Esto lo dijo muy seria. Después me miró a mí, guiñando su ojo libre, y lanzó una gran carcajada1. Yo estaba a disposición de mi amiga, y ya miraba con mirada atravesada al Rey. Muerto Escobedo, al quinto mes de la muerte de don Sebastián, y antes de un año más tarde, nos encierra Felipe. En esos meses, yo informé a la Princesa de lo que sabía, que era todo, para que ella lo trasladara a los Braganza. La primera noticia que tuve no fue por ella, sino por el grupito del Perro Moro, equivocado ahora. Ella me lo aclaró: era una hija suya la protagonista de la boda con Braganza, aunque yo sospechaba que la Princesa siempre tendría algún hijo de repuesto. Para esta boda, la hija era Ana María, la menor, que luego murió monja. De haber sido un hijo, sería el marqués de la Eliseda, el único soltero, porque a Pastrana, el mayor, lo estábamos casando con la hija Ersilia, de Octavio de Médicis, el príncipe más rico de Italia. Lo sé bien, porque yo gestionaba que Felipe, su padre natural, le diera a Octavio el título de Ilustrísimo, que ambicionaba no sé por qué, y no había conseguido a pesar de sus continuos préstamos a España.

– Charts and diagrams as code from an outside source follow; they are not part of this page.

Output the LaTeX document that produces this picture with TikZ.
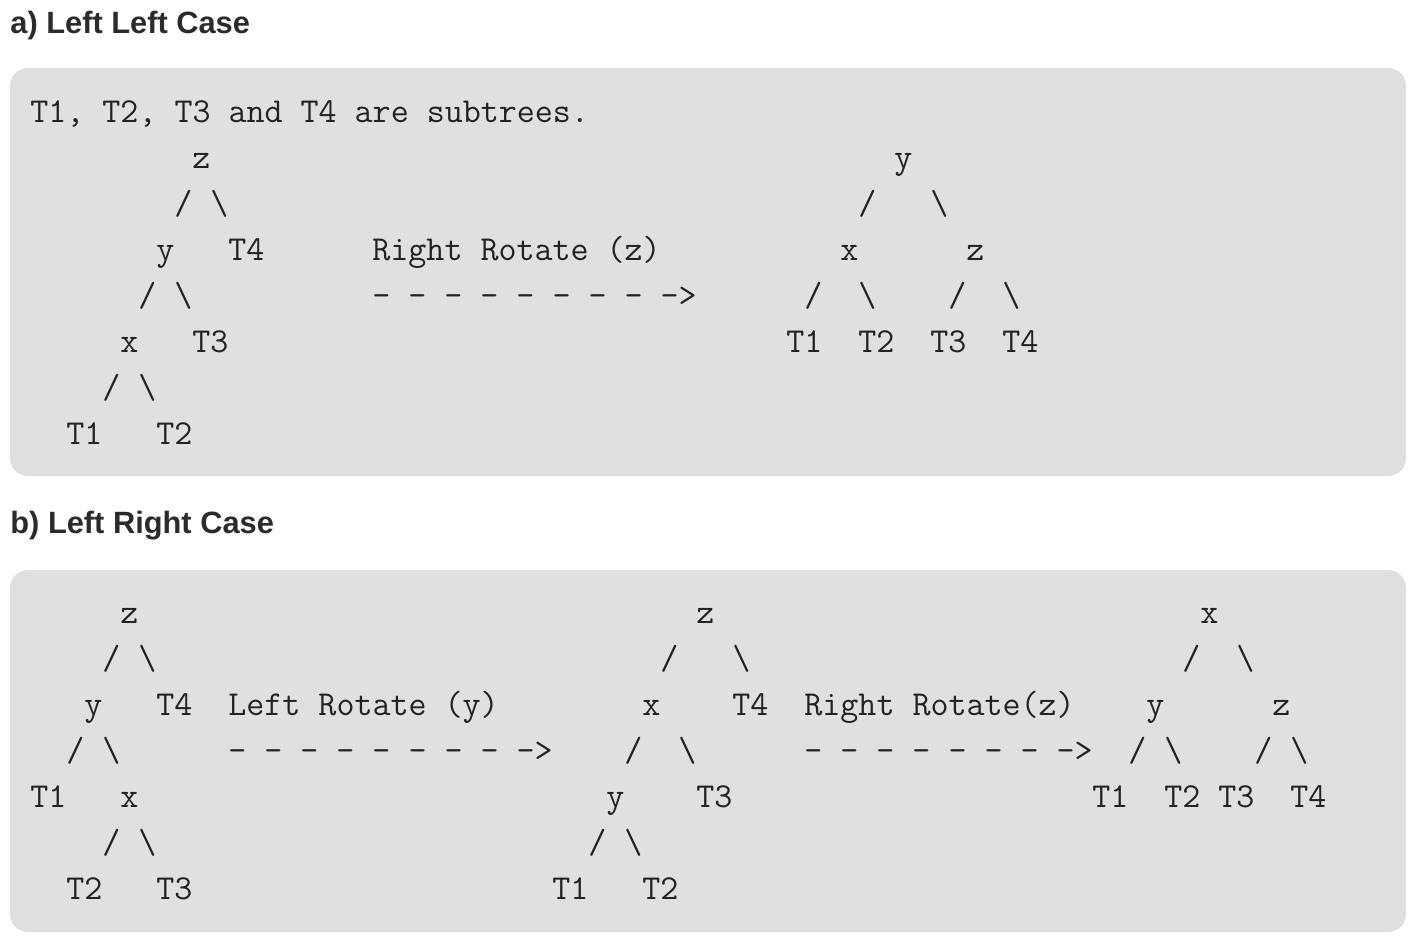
\documentclass[tikz,border=0pt]{standalone}
\usepackage{fontspec}
\usepackage[rgb]{xcolor}
\usepackage{tikz}

\newfontfamily\headfont{Liberation Sans}
\newcommand\asciifont{\ttfamily\fontsize{17.5pt}{17.5pt}\selectfont\frenchspacing\spaceskip9pt\relax}

\definecolor{boxgray}{HTML}{E0E0E0}
\definecolor{codeink}{HTML}{222222}
\definecolor{headink}{HTML}{2B2B2B}

\tikzset{
  code/.style={font=\asciifont, text=codeink, anchor=base west, inner sep=0pt},
  heading/.style={font=\headfont\bfseries\fontsize{15.4pt}{15.4pt}\selectfont, text=headink, anchor=base west, inner sep=0pt},
  panel/.style={fill=boxgray, rounded corners=9pt}
}

\begin{document}
\begin{tikzpicture}[x=0.5pt, y=-0.5pt]

\useasboundingbox (0,0) rectangle (1420,948);



% Left Left Case
\path 
(10,33) node [heading] (head-a) {a) Left Left Case};

\fill[panel] (10,68) rectangle (1406,476);

\path 
(30,122) node [code] (note) {T1, T2, T3 and T4 are subtrees.};


%
% Before rotation
%
\path (192,168) node [code] (a-z) {z};
\path (174,214) node [code] (a-zl) {/};
\path (210,214) node [code] (a-zr) {\textbackslash};
\path (156,260) node [code] (a-y) {y};
\path (228,260) node [code] (a-t4) {T4};
\path (138,306) node [code] (a-yl) {/};
\path (174,306) node [code] (a-yr) {\textbackslash};
\path (120,352) node [code] (a-x) {x};
\path (192,352) node [code] (a-t3) {T3};
\path (102,398) node [code] (a-xl) {/};
\path (138,398) node [code] (a-xr) {\textbackslash};
\path (66,444) node [code] (a-t1) {T1};
\path (156,444) node [code] (a-t2) {T2};


% Right Rotate arrow
\path 
(372,260) node [code] (a-op) {Right Rotate (z)};
\path 
(372,306) node [code] (a-arrow) {- - - - - - - - ->};


%
% After rotation
%
\path (894,168) node [code] (a2-y) {y};
\path (858,214) node [code] (a2-yl) {/};
\path (930,214) node [code] (a2-yr) {\textbackslash};
\path (840,260) node [code] (a2-x) {x};
\path (966,260) node [code] (a2-z) {z};
\path (804,306) node [code] (a2-xl) {/};
\path (858,306) node [code] (a2-xr) {\textbackslash};
\path (948,306) node [code] (a2-zl) {/};
\path (1002,306) node [code] (a2-zr) {\textbackslash};
\path (786,352) node [code] (a2-t1) {T1};
\path (858,352) node [code] (a2-t2) {T2};
\path (930,352) node [code] (a2-t3) {T3};
\path (1002,352) node [code] (a2-t4) {T4};



% Left Right Case
\path 
(10,533) node [heading] (head-b) {b) Left Right Case};

\fill[panel] (10,570) rectangle (1406,932);


%
% Before first rotation
%
\path (120,623) node [code] (b-z) {z};
\path (102,669) node [code] (b-zl) {/};
\path (138,669) node [code] (b-zr) {\textbackslash};
\path (84,715) node [code] (b-y) {y};
\path (156,715) node [code] (b-t4) {T4};
\path (66,761) node [code] (b-yl) {/};
\path (102,761) node [code] (b-yr) {\textbackslash};
\path (30,807) node [code] (b-t1) {T1};
\path (120,807) node [code] (b-x) {x};
\path (102,853) node [code] (b-xl) {/};
\path (138,853) node [code] (b-xr) {\textbackslash};
\path (66,899) node [code] (b-t2) {T2};
\path (156,899) node [code] (b-t3) {T3};


% Left Rotate arrow
\path 
(228,715) node [code] (b-op1) {Left Rotate (y)};
\path 
(228,761) node [code] (b-arrow1) {- - - - - - - - ->};


%
% After first rotation
%
\path (696,623) node [code] (b2-z) {z};
\path (660,669) node [code] (b2-zl) {/};
\path (732,669) node [code] (b2-zr) {\textbackslash};
\path (642,715) node [code] (b2-x) {x};
\path (732,715) node [code] (b2-t4) {T4};
\path (624,761) node [code] (b2-xl) {/};
\path (678,761) node [code] (b2-xr) {\textbackslash};
\path (606,807) node [code] (b2-y) {y};
\path (696,807) node [code] (b2-t3) {T3};
\path (588,853) node [code] (b2-yl) {/};
\path (624,853) node [code] (b2-yr) {\textbackslash};
\path (552,899) node [code] (b2-t1) {T1};
\path (642,899) node [code] (b2-t2) {T2};


% Right Rotate arrow
\path 
(804,715) node [code] (b-op2) {Right Rotate(z)};
\path 
(804,761) node [code] (b-arrow2) {- - - - - - - ->};


%
% After second rotation
%
\path (1200,623) node [code] (b3-x) {x};
\path (1182,669) node [code] (b3-xl) {/};
\path (1236,669) node [code] (b3-xr) {\textbackslash};
\path (1146,715) node [code] (b3-y) {y};
\path (1272,715) node [code] (b3-z) {z};
\path (1128,761) node [code] (b3-yl) {/};
\path (1164,761) node [code] (b3-yr) {\textbackslash};
\path (1254,761) node [code] (b3-zl) {/};
\path (1290,761) node [code] (b3-zr) {\textbackslash};
\path (1092,807) node [code] (b3-t1) {T1};
\path (1164,807) node [code] (b3-t2) {T2};
\path (1218,807) node [code] (b3-t3) {T3};
\path (1290,807) node [code] (b3-t4) {T4};




\end{tikzpicture}
\end{document}
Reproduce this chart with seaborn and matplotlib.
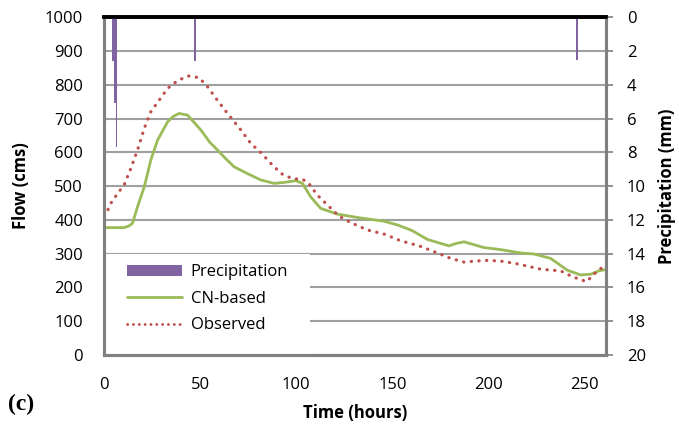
import matplotlib
matplotlib.use("Agg")
import matplotlib.pyplot as plt
import seaborn as sns
import pandas as pd
from matplotlib.patches import Patch, Rectangle
from matplotlib.lines import Line2D

# ---------------- data ----------------
cn_time = [0, 5, 10.5, 13, 14.9, 17.5, 21, 24.4, 27.9, 33.1, 36, 39.1, 43.5, 50.4, 55, 59, 63,
           67.7, 74.6, 81.6, 88.5, 94, 99.7, 103.2, 107.5, 112.7, 121.4, 131.8, 145.6, 152.6,
           159.5, 161.2, 168.2, 179.4, 183, 187.2, 197.6, 206.2, 216.6, 223.5, 232.2, 240.9,
           247.8, 253, 257.3, 260.8]
cn_flow = [377, 377, 377, 382, 390, 439, 498, 577, 636, 690, 706, 715, 710, 666, 630, 607, 583,
           557, 537, 518, 508, 511, 516, 508, 468, 434, 417, 407, 396, 385,
           370, 365, 342, 323, 330, 335, 318, 312, 302, 299, 286, 251,
           237, 239, 249, 253]

obs_time = [0, 1, 3.6, 7.1, 10.5, 14, 17.5, 21, 24.4, 28.7, 33.1, 38.3, 43.8, 49.5, 53.9, 59,
            64.3, 71.2, 76.4, 81.6, 88.1, 92.8, 98, 103.2, 106.1, 111, 116.2, 122.2, 128.3,
            137, 145.6, 153.4, 159.1, 163, 171.6, 180.3, 187.2, 193, 199.3, 206.2, 215.7,
            227, 237.4, 243.5, 250.9, 254.7, 258.2, 260.8]
obs_flow = [412, 416, 449, 478, 503, 552, 607, 671, 720, 754, 789, 812, 826, 821, 794, 754,
            715, 666, 626, 599, 559, 535, 522, 520, 511, 473, 444, 411, 392,
            370, 358, 340, 330, 325, 306, 286, 275, 278, 280, 278, 269,
            254, 249, 232, 217, 239, 256, 259]

precip_time = [4.5, 5.5, 6.5, 5.9, 6.6, 47.5, 246]
precip_mm = [2.6, 2.6, 2.6, 5.1, 7.7, 2.6, 2.55]

flow_ticks = list(range(0, 1001, 100))
precip_ticks = list(range(0, 21, 2))
time_ticks = [0, 50, 100, 150, 200, 250]

# ---------------- style ----------------
sns.set_style("white")
plt.rcParams["font.family"] = ["Open Sans", "DejaVu Sans"]
plt.rcParams["text.color"] = "black"
plt.rcParams["axes.labelcolor"] = "black"
plt.rcParams["xtick.color"] = "black"
plt.rcParams["ytick.color"] = "black"

GREEN = "#9BBB59"
RED = "#C0504D"
PURPLE = "#8064A2"
GRID = "#A0A0A0"
SPINE = "#808080"

fig = plt.figure(figsize=(6.79, 4.29), dpi=100)
ax = fig.add_axes([0.153, 0.1725, 0.7395, 0.7875])

cn_df = pd.DataFrame({"time": cn_time, "flow": cn_flow})
obs_df = pd.DataFrame({"time": obs_time, "flow": obs_flow})

sns.lineplot(data=cn_df, x="time", y="flow", ax=ax, color=GREEN, lw=2.0, zorder=3)
sns.lineplot(data=obs_df, x="time", y="flow", ax=ax, color=RED, lw=2.3, zorder=3)
obs_line = ax.get_lines()[-1]
obs_line.set_linestyle((0, (0.1, 2.3)))
obs_line.set_dash_capstyle("round")

ax.set_xlim(0, 261)
ax.set_ylim(0, 1000)
ax.set_yticks(flow_ticks)
ax.set_xticks(time_ticks)
ax.yaxis.grid(True, color=GRID, lw=1.5)
ax.set_axisbelow(True)
ax.tick_params(axis="y", length=0, pad=15, labelsize=12, labelcolor="black")
ax.tick_params(axis="x", length=0, pad=16, labelsize=12, labelcolor="black")
ax.set_xlabel("Time (hours)", fontsize=12, fontweight="bold", labelpad=8)
ax.set_ylabel("Flow (cms)", fontsize=12, fontweight="bold", labelpad=11)

# white legend area
ax.add_patch(Rectangle((0, 0), 0.41, 0.298, transform=ax.transAxes,
                       facecolor="white", edgecolor="none", zorder=1))

# secondary axis: precipitation (inverted)
ax2 = ax.twinx()
widths = [1.0, 1.0, 1.0, 0.8, 0.8, 0.9, 0.9]
ax2.bar(precip_time, precip_mm, width=widths, color=PURPLE, edgecolor="none",
        linewidth=0, align="center", zorder=2)
ax2.set_ylim(20, 0)
ax2.set_yticks(precip_ticks)
ax2.tick_params(axis="y", length=5, width=1.2, color=SPINE, pad=10, labelsize=12,
                direction="out", labelcolor="black")
ax2.set_ylabel("Precipitation (mm)", fontsize=12, fontweight="bold", rotation=90, labelpad=9)

for a in (ax, ax2):
    for side in ("left", "right", "bottom"):
        a.spines[side].set_color(SPINE)
        a.spines[side].set_linewidth(2.2)
    a.spines["top"].set_color("black")
    a.spines["top"].set_linewidth(2.6)

handles = [Patch(facecolor=PURPLE, edgecolor="none"),
           Line2D([], [], color=GREEN, lw=2.0),
           Line2D([], [], color=RED, lw=2.0, linestyle=(0, (0.1, 2.0)), dash_capstyle="round")]
leg = ax2.legend(handles, ["Precipitation", "CN-based", "Observed"], loc="upper left",
                 bbox_to_anchor=(0.047, 0.268), frameon=False, fontsize=12,
                 handlelength=3.3, handleheight=0.6, handletextpad=0.5, labelspacing=0.62,
                 borderaxespad=0, borderpad=0)

fig.text(0.012, 0.045, "(c)", fontsize=17, fontweight="bold", family="Liberation Serif")

fig.savefig("out.png", dpi=100)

Todo estaba pensado y bien pensado. El duque de Bracelos, el Braganza casadero, cayó también preso en Alcazalquivir. Felipe II trató, a cambio de su rescate, que sus padres se retiraran de la competencia. La duquesa madre se negó. Tenía quien le pagase ese dinero: para eso estábamos la Princesa y yo dispuestos. Y Medinasidonia, su yerno, lo acogió con el lujo que sabía, en su casa andaluza. Pero el Rey se resarció más tarde, descubierta la trama. Medinasidonia gozó siempre, de modo inexplicable, del favor regio, siendo como era el más atún de todos sus atunes, y el duque de Pastrana, lo mismo: el primero organizó la campaña militar portuguesa; y el segundo, fue uno de sus más activos y acreditados capitanes. Hasta en eso se vengó el Rey de Ana de Mendoza. En cuanto al sigilo con que se llevó la campaña contra ella, se explica por su misma gravedad y porque deshonraba a una familia intocable. Los hijos y las familias de la Princesa callan y aceptan: era lo necesario para encubrir una deslealtad sin pregonarla.

Pero todo se había sabido y yo tengo la prueba: don Cristóbal de Moura escribe al Rey pidiendo la indulgencia para doña Ana en nombre del Rey Cardenal portugués. ¿Qué contesta Felipe?

«Me ha hecho mucha merced el Rey de Portugal en querer saber lo que hay en todo esto. Y por todo lo dicho me la hará muy más grande en no tratar más del tema.»

En cuanto a lo mío, llovía sobre mojado. La Visita que se me incoa en Portugal es, porque bajo el nombre y concepto de Visita, se encubrió lo que nadie tenía que saber. La del Rey y yo, no cabía duda, era una guerra secreta. Hasta ese mismo instante.